Question

The sum of the interior angles of a polygon is four times the sum of its exterior angles. Find the number of sides in the polygon.
A. 10
B. 12
C. 8
D. 7

Answer 1

Hint: First of all, consider the required number of sides of the polygon as a variable. The sum of exterior angles of a polygon is always equal to \[{360^\circ}\]. The sum of interior angles of a polygon is equal to \[\left( {n - 2} \right)\pi \]. So, use this concept to reach the solution of the given problem.

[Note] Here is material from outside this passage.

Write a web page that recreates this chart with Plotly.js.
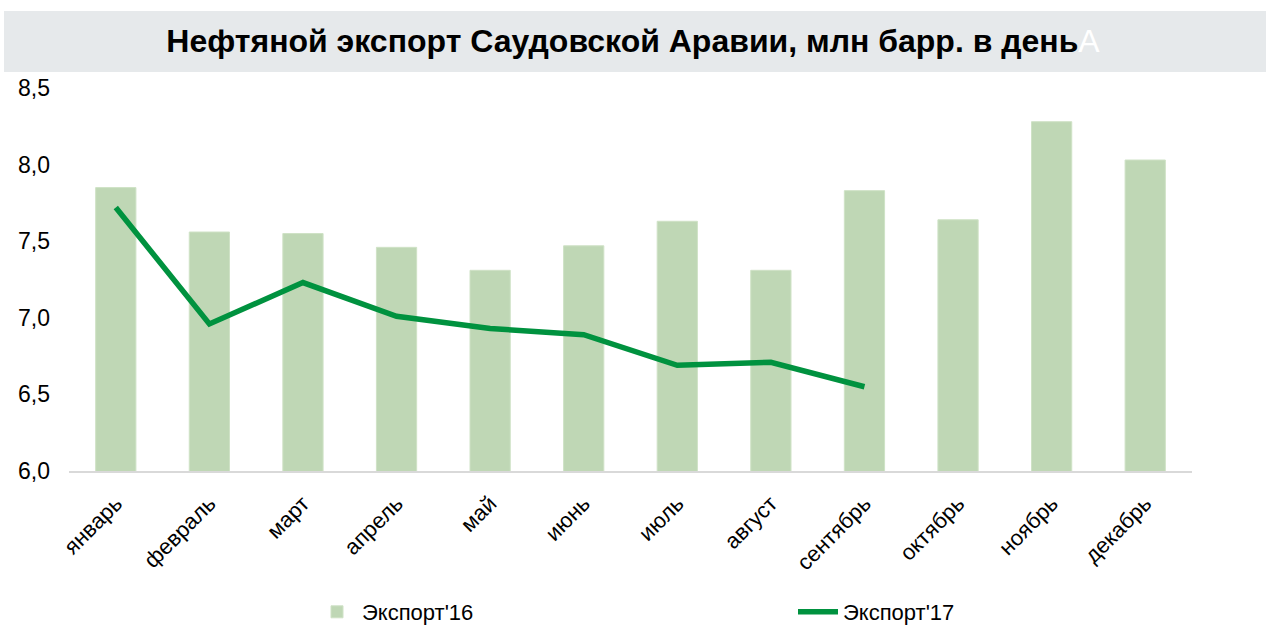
<!DOCTYPE html>
<html>
<head>
<meta charset="utf-8">
<script src="https://cdn.plot.ly/plotly-3.0.1.min.js"></script>
<style>html,body{margin:0;padding:0;background:#fff;}#chart{width:1266px;height:628px;}</style>
</head>
<body>
<div id="chart"></div>
<script>
const months = ["январь","февраль","март","апрель","май","июнь","июль","август","сентябрь","октябрь","ноябрь","декабрь"];
const export16 = [7.85, 7.56, 7.55, 7.46, 7.31, 7.47, 7.63, 7.31, 7.83, 7.64, 8.28, 8.03];
const months17 = ["январь","февраль","март","апрель","май","июнь","июль","август","сентябрь"];
const export17 = [7.72, 6.96, 7.23, 7.01, 6.93, 6.89, 6.69, 6.71, 6.55];
const seriesNames = ["Экспорт'16", "Экспорт'17"];
const yTicks = [6.0, 6.5, 7.0, 7.5, 8.0, 8.5];

const FONT = "Liberation Sans, Arial, sans-serif";

const traces = [
  {
    type: "bar",
    name: seriesNames[0],
    x: months,
    y: export16,
    marker: {color: "#BFD7B5", line: {color: "#CFE2C6", width: 1}},
    width: 0.43,
    hoverinfo: "x+y"
  },
  {
    type: "scatter",
    mode: "lines",
    name: seriesNames[1],
    x: months17,
    y: export17,
    line: {color: "#00923F", width: 5.5},
    hoverinfo: "x+y"
  }
];

const layout = {
  width: 1266,
  height: 628,
  margin: {l: 69, r: 74, t: 88, b: 157},
  paper_bgcolor: "#ffffff",
  plot_bgcolor: "#ffffff",
  separators: ", ",
  font: {family: FONT, color: "#000000", size: 22},
  title: {
    text: "Нефтяной экспорт Саудовской Аравии, млн барр. в день<span style='color:#ffffff;font-weight:normal'>A</span>",
    font: {family: FONT, size: 32, color: "#000000", weight: "bold"},
    x: 0.5, xanchor: "center", xref: "container",
    y: 1 - 41/628, yanchor: "middle", yref: "container"
  },
  shapes: [{
    type: "rect", xref: "paper", yref: "paper", layer: "below",
    x0: (4-69)/1123, x1: (1266-69)/1123,
    y0: (471-72)/383, y1: (471-11)/383,
    fillcolor: "#E6E9EB", line: {width: 0}
  }],
  xaxis: {
    type: "category",
    categoryarray: months,
    tickangle: -45,
    tickfont: {family: FONT, size: 22, color: "#000000"},
    showline: true, linecolor: "#D9D9D9", linewidth: 2,
    showgrid: false, zeroline: false,
    ticks: "", ticklabelstandoff: 9, automargin: false, fixedrange: true
  },
  yaxis: {
    range: [6, 8.5],
    tickvals: yTicks,
    tickformat: ".1f",
    tickfont: {family: FONT, size: 23, color: "#000000"},
    showgrid: false, zeroline: false, showline: false,
    ticks: "", ticklabelstandoff: 18, automargin: false, fixedrange: true
  },
  showlegend: true,
  legend: {
    orientation: "h",
    xref: "container", yref: "container",
    x: 312/1266, xanchor: "left",
    y: 1 - 612/628, yanchor: "middle",
    font: {family: FONT, size: 22, color: "#000000"},
    itemwidth: 40,
    entrywidth: 426,
    traceorder: "normal",
    bgcolor: "rgba(0,0,0,0)"
  },
  bargap: 0.57
};

Plotly.newPlot("chart", traces, layout, {displayModeBar: false, staticPlot: true});
</script>
</body>
</html>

Complete step-by-step answer:
Given the sum of the interior angles of a polygon is four times the sum of its exterior angles.
We know that the sum of exterior angles of a polygon is always equal to \[{360^\circ}\].
So, sum of interior angles of the polygon \[ = 4 \times {360^\circ} = {1440^\circ}\]
Let \[n\] be the number of sides of a polygon.
We know that sum of interior angles of a polygon \[ = \left( {n - 2} \right)\pi \]
By using the above data, we have
\[
  \Rightarrow \left( {n - 2} \right)\pi = {1440^\circ} \\
  \Rightarrow \left( {n - 2} \right){180^\circ} = {1440^\circ} \\
  \Rightarrow n - 2 = \dfrac{{{{1440}^\circ}}}{{{{180}^\circ}}} \\
  \Rightarrow n - 2 = 8 \\
  \therefore n = 8 + 2 = 10 \\
\]
Hence, the number of sides of the required polygon is 10.
Thus, the correct answer is A. 10

Note: In geometry, a polygon is a plane figure that is described by a finite number of straight-line segments connected to form a closed polygonal chain or polygonal circuit. A polygon of 10 sides is called a decagon.